Flipping through magazines, one can't help but wonder why some gorgeous women chose, ahem, less-than-gorgeous men as partners. A new study has the answer.
According to a report from the University of Tennessee, women who marry less attractive men have happier marriages.
The study, which was published in the Journal of Family Psychology in February, suggested women who married more attractive men are more likely to have negative feelings about their marriages.
Men who married more attractive women are simply happy to enjoy their partners' beauty, and are thus generally happier about the union.
Men who were more attractive than their wives would typically be less emotionally supportive.
The study consisted of 82 newlywed couples in their first six months of marriage. The spouses reported their own levels of happiness along with trained observers reporting on the interactions with each other and levels of attractiveness.
"I don't consider myself to be an ugly guy," Joe Russo, a recently engaged film senior, says. "But I sure am happy with my pretty girl, and she's seems happy with me."
Russo then jokes of his fiancée. "But she does say 'What the hell was I thinking' a lot, so maybe she's not all that happy."
The study says attractive men have more short-term mating partners available to them. Thus, good-looking guys are generally unhappy to stick with just one partner.
Laura Handlery, an education freshman, says she can see why an attractive woman would be happier with a less attractive man.
"The guy would be less conceited," Handlery says, "and you'd feel better about yourself — as bad as that sounds."
Handlery says this study could possibly influence her future choices in men, saying she might now re-consider men she has gotten close to as friends.
"Initially you look at someone's physical appearance, but maybe it'd better with guys you became friends with and got to know not based on looks," she says.
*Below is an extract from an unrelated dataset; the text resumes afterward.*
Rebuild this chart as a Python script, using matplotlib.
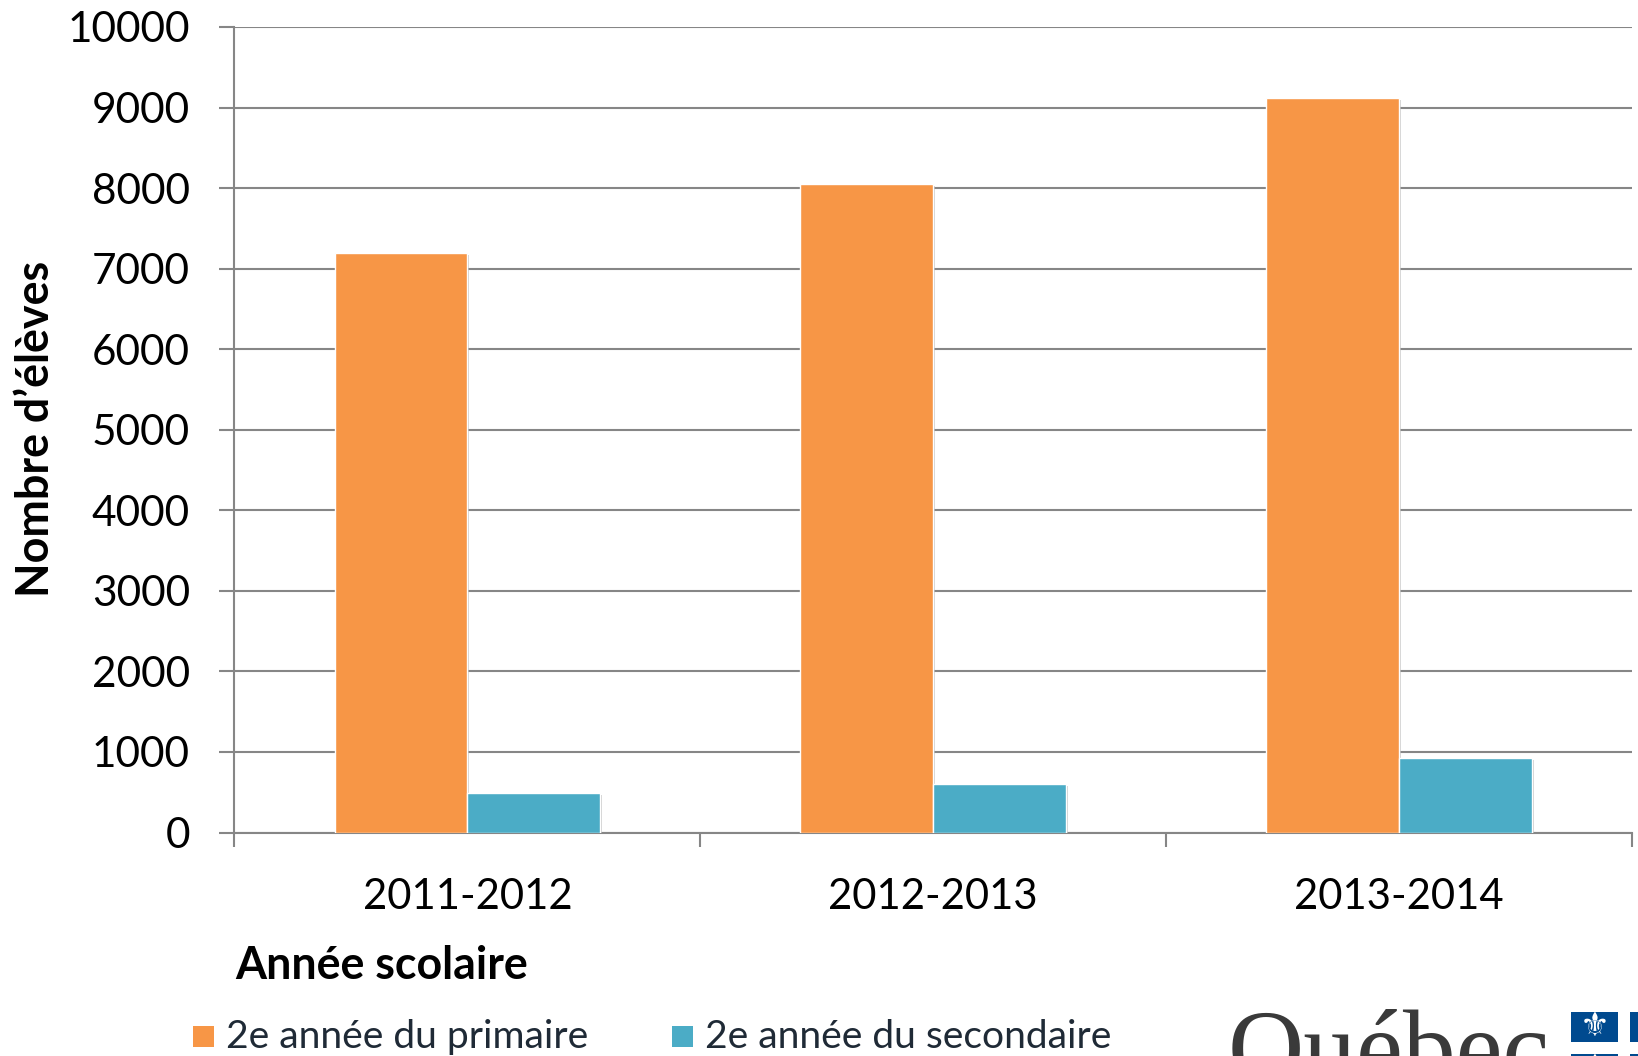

ASU housing and urban development senior Joshua Yen makes his own interpretation for the findings of the study.
"Based on stereotypes, uggo guys are supposed to be nicer," Yen says. "So then the cute girls, though initially attracted to the asshole 'hot' guys, are happier with the uggo if they date them because he's the nice guy to bring home to mom and dad."
Blowing his own theory though, Yen goes on to say, "But who knows, I'm an uggo and I'm not nice, so there goes that."
ASU sociology professor Beverley Cuthbertson Johnson disagrees with the study, saying, "It is the 'person within' who counts the most."
Johnson says people's happiness does not rest on such superficiality as attractiveness when it comes to marriage. The idea of beauty changes depending on whichever culture you're in, she says.
"There is no 'right' beauty framework," says Johnson. "Why do you think we have so much anorexia and bulimia? Our society puts too much emphasis on tall and thin."
A good relationship, Johnson says, is built on the ability to "know, understand and love," the unique qualities of one's spouse and the ability to work together on differences.
A different study done by the University of Texas at Austin published this month in Evolutionary Psychology Journal suggests women will adjust what they desire in a mate based upon her own attractiveness.
The more attractive a woman considers herself, the higher her standards for potential partners.
The study also detailed that if a woman has difficulty finding an up-to-standards potential partner, she will often lower her standards.
The University of Texas study also detailed that women did not only base their standards on men's appearance. A man's resources, parenting skills, and loyalty and devotion were also taken into account.
Though women's selectivity is dependent on how beautiful others perceive them, men on the other hand didn't vary their desires based on their own attractiveness.
Who knew it would be the guys who come out sounding like the decent ones?